Podczas rozmowy z Korwin-Mikkem, Jacek Nizinkiewicz zapytał polityka, jak ten z perspektywy czasu zapatruje się na sprawę spoliczkowania europosła PO, Michała Boniego. Lider partii Wolność, ku zaskoczeniu prowadzącego, odparł, że nie żałuje swojego zachowania. Dodał również, że… popełnił błąd.
„Zrobiłem błąd. Nie doczytałem Kodeksu Boziewicza. Tam jest napisane, że kapusiom nie przysługują prawa honorowe. Powinienem go kijem obić” – powiedział JKM wprawiając w zdumienie dziennikarza, który chwilę wcześniej sugerował, iż atak fizyczny na drugiego człowieka nie powinien być powodem do dumy.
Korwin Mike??
– Żałuje Pan, że spoliczkował Boniego?
– Czego miałbym żałować?
– Atak fizyczny nie jest czymś z czego można być dumny.
– Zrobiłem błąd. Nie doczytałem Kodeksu Boziewicza. Tam jest napisane, że kapusiom nie przysługują prawa honorowe. Powinienem go kijem obić?? pic.twitter.com/76Uqyea1AG— PikuśPOL (@pikus_pol) 23 sierpnia 2018
Spoliczkowanie Boniego przez JKM
Do incydentu z udziałem Korwin-Mikkego i Boniego doszło ponad cztery lata temu. Lider partii Wolność spoliczkował europosła PO, ponieważ, jak tłumaczył po całym zdarzeniu, ten w przeszłości wypierał się współpracy ze Służbą Bezpieczeństwa, zaś kilka lat później przyznał, że faktycznie podpisał tzw. „lojalkę”.
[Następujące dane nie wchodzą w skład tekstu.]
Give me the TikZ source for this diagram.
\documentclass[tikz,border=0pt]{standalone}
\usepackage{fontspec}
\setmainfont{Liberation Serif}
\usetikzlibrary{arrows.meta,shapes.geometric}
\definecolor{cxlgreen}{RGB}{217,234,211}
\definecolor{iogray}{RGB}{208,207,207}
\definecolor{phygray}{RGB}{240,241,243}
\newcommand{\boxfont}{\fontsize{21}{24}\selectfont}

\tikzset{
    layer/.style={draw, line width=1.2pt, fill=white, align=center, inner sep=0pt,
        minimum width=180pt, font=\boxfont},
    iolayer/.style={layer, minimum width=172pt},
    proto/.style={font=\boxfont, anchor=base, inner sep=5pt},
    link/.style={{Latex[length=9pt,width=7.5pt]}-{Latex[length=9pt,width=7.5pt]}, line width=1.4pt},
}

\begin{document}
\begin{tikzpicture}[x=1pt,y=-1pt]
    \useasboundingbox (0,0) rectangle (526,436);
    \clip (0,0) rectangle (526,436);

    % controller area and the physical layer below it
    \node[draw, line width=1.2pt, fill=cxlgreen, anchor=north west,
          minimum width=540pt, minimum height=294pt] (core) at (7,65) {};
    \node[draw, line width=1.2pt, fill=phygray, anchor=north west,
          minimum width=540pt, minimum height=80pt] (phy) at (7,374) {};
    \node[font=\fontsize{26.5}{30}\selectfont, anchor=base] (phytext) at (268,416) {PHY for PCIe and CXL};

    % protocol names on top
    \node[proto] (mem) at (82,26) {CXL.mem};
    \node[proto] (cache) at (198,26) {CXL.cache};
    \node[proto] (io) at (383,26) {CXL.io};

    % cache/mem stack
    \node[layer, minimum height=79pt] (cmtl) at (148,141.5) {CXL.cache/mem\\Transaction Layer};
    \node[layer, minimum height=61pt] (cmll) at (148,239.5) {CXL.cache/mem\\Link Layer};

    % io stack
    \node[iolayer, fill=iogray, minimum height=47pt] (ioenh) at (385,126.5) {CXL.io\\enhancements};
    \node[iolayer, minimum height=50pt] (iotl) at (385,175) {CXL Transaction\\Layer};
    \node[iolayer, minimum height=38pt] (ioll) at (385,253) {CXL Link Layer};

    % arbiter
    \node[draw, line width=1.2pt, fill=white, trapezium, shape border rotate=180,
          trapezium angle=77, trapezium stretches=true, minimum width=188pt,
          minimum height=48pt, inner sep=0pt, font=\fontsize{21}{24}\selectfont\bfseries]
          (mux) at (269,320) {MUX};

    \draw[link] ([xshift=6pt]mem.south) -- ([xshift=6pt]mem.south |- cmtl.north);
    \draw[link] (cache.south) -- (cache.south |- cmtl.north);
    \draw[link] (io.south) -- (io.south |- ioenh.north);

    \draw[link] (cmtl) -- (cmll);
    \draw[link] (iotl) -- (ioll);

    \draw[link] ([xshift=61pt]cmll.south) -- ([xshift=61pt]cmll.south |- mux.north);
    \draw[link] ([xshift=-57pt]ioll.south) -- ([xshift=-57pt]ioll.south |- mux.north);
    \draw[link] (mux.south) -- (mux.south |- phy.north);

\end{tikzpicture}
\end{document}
„Zgodnie z zapowiedzią spoliczkowałem właśnie p.Michała Boniego. Zrobiłem to w miejscu dyskretnym, w saloniku MSZ, w obecności kilkunastu osób na poziomie – by oszczędzić p.Boniemu wstydu publicznego. Ku mojemu zdumieniu ta gnida, zamiast przysłać mi sekundantów żądając satysfakcji, natychmiast się tym pochwaliła!!! Gdyby wiedział, to bym, zamiast policzkować, napluł mu w twarz…Dla nieświadomych: jestem autorem Uchwały Lustracyjnej – która ujawniła nazwiska byłych agentów SB i UB (tych, co nadal pracowali dla bezpieki III RP, Antoni Macierewicz niestety nie ujawnił…). Po tej Uchwale p.Boni pojawił się w telewizji, publicznie mnie zbeształ, zwymyślał od ostatnich – i oświadczył, że muszę być niespełna rozumu. Po czym po kilku latach przyznał się, że agentem był – i nigdy mnie za te słowa nie przeprosił” – pisał wówczas JKM.
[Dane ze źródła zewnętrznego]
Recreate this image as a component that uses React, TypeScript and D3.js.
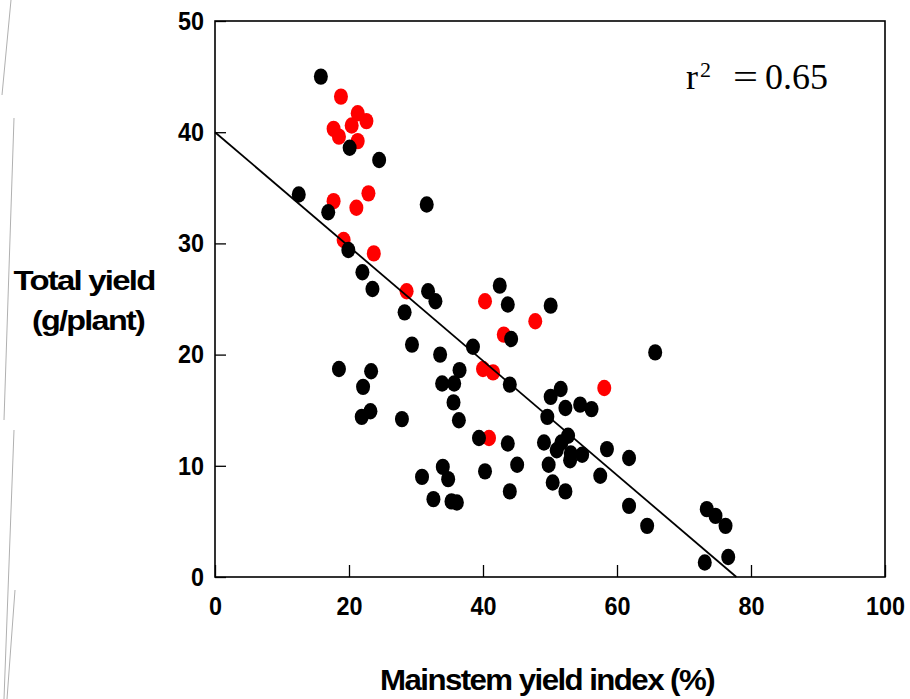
import * as d3 from 'd3';
import React, { useEffect, useRef } from 'react';

// mainstem yield index (%) vs total yield (g/plant)
const blackX = [15.8, 20.1, 24.5, 12.5, 16.9, 31.6, 19.9, 22.0, 23.5, 31.8, 32.9, 28.3, 42.5, 43.7, 50.1, 44.2, 65.7, 29.4, 33.6, 38.5,
  18.5, 23.3, 36.5, 22.1, 33.9, 35.7, 35.6, 23.2, 21.9, 27.9, 36.4, 44.0, 51.6, 50.1, 52.3, 54.5, 56.2, 49.6, 39.4, 43.7,
  49.1, 52.7, 51.7, 51.0, 53.1, 53.0, 54.8, 58.5, 61.8, 45.1, 49.8, 57.5, 40.3, 34.0, 34.8, 30.9, 50.4, 44.0, 52.3, 32.6,
  35.3, 36.1, 61.8, 64.5, 73.4, 74.7, 76.2, 73.1, 76.6];
const blackY = [45.0, 38.6, 37.5, 34.4, 32.8, 33.5, 29.4, 27.4, 25.9, 25.7, 24.8, 23.8, 26.2, 24.5, 24.4, 21.4, 20.2, 20.9, 20.0, 20.7,
  18.7, 18.5, 18.6, 17.1, 17.4, 17.4, 15.7, 14.9, 14.4, 14.2, 14.1, 17.3, 16.9, 16.2, 15.2, 15.5, 15.1, 14.4, 12.5, 12.0,
  12.1, 12.7, 12.1, 11.4, 11.1, 10.5, 11.0, 11.5, 10.7, 10.1, 10.1, 9.1, 9.5, 9.9, 8.8, 9.0, 8.5, 7.7, 7.7, 7.0,
  6.8, 6.7, 6.4, 4.6, 6.1, 5.5, 4.6, 1.3, 1.8];

const redX = [18.8, 21.3, 22.6, 20.4, 17.7, 18.5, 21.3, 22.9, 17.7, 21.1, 19.2, 23.7, 28.6, 40.3, 47.8, 43.1, 40.0, 41.5, 58.1, 40.9];
const redY = [43.2, 41.7, 41.0, 40.6, 40.3, 39.6, 39.2, 34.5, 33.8, 33.2, 30.3, 29.1, 25.7, 24.8, 23.0, 21.8, 18.7, 18.4, 17.0, 12.5];

// fitted line, y = a + b*x
const fitIntercept = 40;
const fitSlope = -0.514;
const rSquared = '0.65';

const xTicks = [0, 20, 40, 60, 80, 100];
const yTicks = [0, 10, 20, 30, 40, 50];

const W = 910, H = 699;
const margin = { left: 215, right: 25, top: 21, bottom: 122 };
const FONT = '"Liberation Sans", Arial, sans-serif';

// narrow bold digits like the original
const styleTicks = (sel) => {
  sel.selectAll('text')
    .attr('font-family', FONT).attr('font-weight', 'bold')
    .attr('font-size', 26).attr('fill', '#000')
    .attr('textLength', d => String(d).length * 13)
    .attr('lengthAdjust', 'spacingAndGlyphs');
};

const Chart = () => {
  const ref = useRef<SVGSVGElement>(null);

  useEffect(() => {
    const svg = d3.select(ref.current);
    svg.selectAll('*').remove();

    const x = d3.scaleLinear().domain([0, 100]).range([margin.left, W - margin.right]);
    const y = d3.scaleLinear().domain([0, 50]).range([H - margin.bottom, margin.top]);

    // scan artefacts at the left edge
    const scan = [[11, 0, 2, 95], [14, 118, 4, 420], [14, 430, 4, 699], [15, 590, 7, 699]];
    svg.append('g').selectAll('line').data(scan).enter().append('line')
      .attr('x1', d => d[0]).attr('y1', d => d[1]).attr('x2', d => d[2]).attr('y2', d => d[3])
      .attr('stroke', '#b0b0b0').attr('stroke-width', 1);

    // x axis
    const gx = svg.append('g')
      .attr('transform', 'translate(0,' + y(0) + ')')
      .call(d3.axisBottom(x).tickValues(xTicks).tickSizeInner(-12).tickSizeOuter(0).tickPadding(20));
    gx.select('.domain').remove();
    gx.selectAll('line').attr('stroke', '#000').attr('stroke-width', 1.3);
    styleTicks(gx);

    // y axis
    const gy = svg.append('g')
      .attr('transform', 'translate(' + x(0) + ',0)')
      .call(d3.axisLeft(y).tickValues(yTicks).tickSizeInner(-11).tickSizeOuter(0).tickPadding(11));
    gy.select('.domain').remove();
    gy.selectAll('line').attr('stroke', '#000').attr('stroke-width', 1.3);
    styleTicks(gy);

    // frame
    svg.append('rect')
      .attr('x', x(0)).attr('y', y(50))
      .attr('width', x(100) - x(0)).attr('height', y(0) - y(50))
      .attr('fill', 'none').attr('stroke', '#000').attr('stroke-width', 1.6);

    // points, red first then black on top
    const red = redX.map((v, i) => [v, redY[i]]);
    const black = blackX.map((v, i) => [v, blackY[i]]);
    svg.append('g').selectAll('ellipse').data(red).enter().append('ellipse')
      .attr('cx', d => x(d[0])).attr('cy', d => y(d[1]))
      .attr('rx', 7).attr('ry', 8.2).attr('fill', '#ff0000');
    svg.append('g').selectAll('ellipse').data(black).enter().append('ellipse')
      .attr('cx', d => x(d[0])).attr('cy', d => y(d[1]))
      .attr('rx', 7).attr('ry', 8.2).attr('fill', '#000');

    // regression line
    const xEnd = -fitIntercept / fitSlope;
    svg.append('path')
      .attr('d', d3.line()([[x(0), y(fitIntercept)], [x(xEnd), y(0)]]))
      .attr('stroke', '#000').attr('stroke-width', 1.8).attr('fill', 'none');

    // r squared
    const rg = svg.append('g').attr('font-family', '"Liberation Serif", "Times New Roman", serif').attr('fill', '#000');
    rg.append('text').attr('x', 686).attr('y', 89).attr('font-size', 36).text('r');
    rg.append('text').attr('x', 700).attr('y', 77).attr('font-size', 22).text('2');
    rg.append('text').attr('x', 733).attr('y', 89).attr('font-size', 36)
      .attr('textLength', 25).attr('lengthAdjust', 'spacingAndGlyphs').text('=');
    rg.append('text').attr('x', 765).attr('y', 89).attr('font-size', 36).text(rSquared);

    // axis titles
    svg.append('text')
      .attr('x', (x(0) + x(100)) / 2 - 3).attr('y', 690)
      .attr('text-anchor', 'middle').attr('font-family', FONT).attr('font-weight', 'bold')
      .attr('font-size', 30).attr('letter-spacing', -1.5)
      .attr('textLength', 334).attr('lengthAdjust', 'spacingAndGlyphs')
      .text('Mainstem yield index (%)');
    svg.append('text')
      .attr('x', 84).attr('y', 290)
      .attr('text-anchor', 'middle').attr('font-family', FONT).attr('font-weight', 'bold')
      .attr('font-size', 28).attr('letter-spacing', -1.5)
      .attr('textLength', 141).attr('lengthAdjust', 'spacingAndGlyphs')
      .text('Total yield');
    svg.append('text')
      .attr('x', 88).attr('y', 330)
      .attr('text-anchor', 'middle').attr('font-family', FONT).attr('font-weight', 'bold')
      .attr('font-size', 28).attr('letter-spacing', -1.5)
      .attr('textLength', 112).attr('lengthAdjust', 'spacingAndGlyphs')
      .text('(g/plant)');
  }, []);

  return <svg ref={ref} width={W} height={H} style={{ position: 'absolute', left: 0, top: 0, background: '#fff' }} />;
};

export default function App() {
  return <Chart />;
}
W grudniu 2017 roku polityk doczekał się prawomocnego wyroku skazującego za sprawę ataku fizycznego na przedstawiciela PO. Sąd Okręgowy w Warszawie oddalił apelację prezesa partii Wolność uznając ją za bezzasadną.
„Nie znajduje uzasadnienie też, twierdzenie by uderzenia człowieka w policzek różniło się czymś od uderzenia człowieka w dwa policzki. To naruszenie nietykalności cielesnej. Jest pewna granica, której żaden obywatel, niezależnie kim jest, nie może przekraczać. Nie ma na to przyzwolenia” – oświadczył sędzia.
Na Korwin-Mikkego nałożono wówczas obowiązek uiszczenia grzywny w wysokości 20 tys. złotych.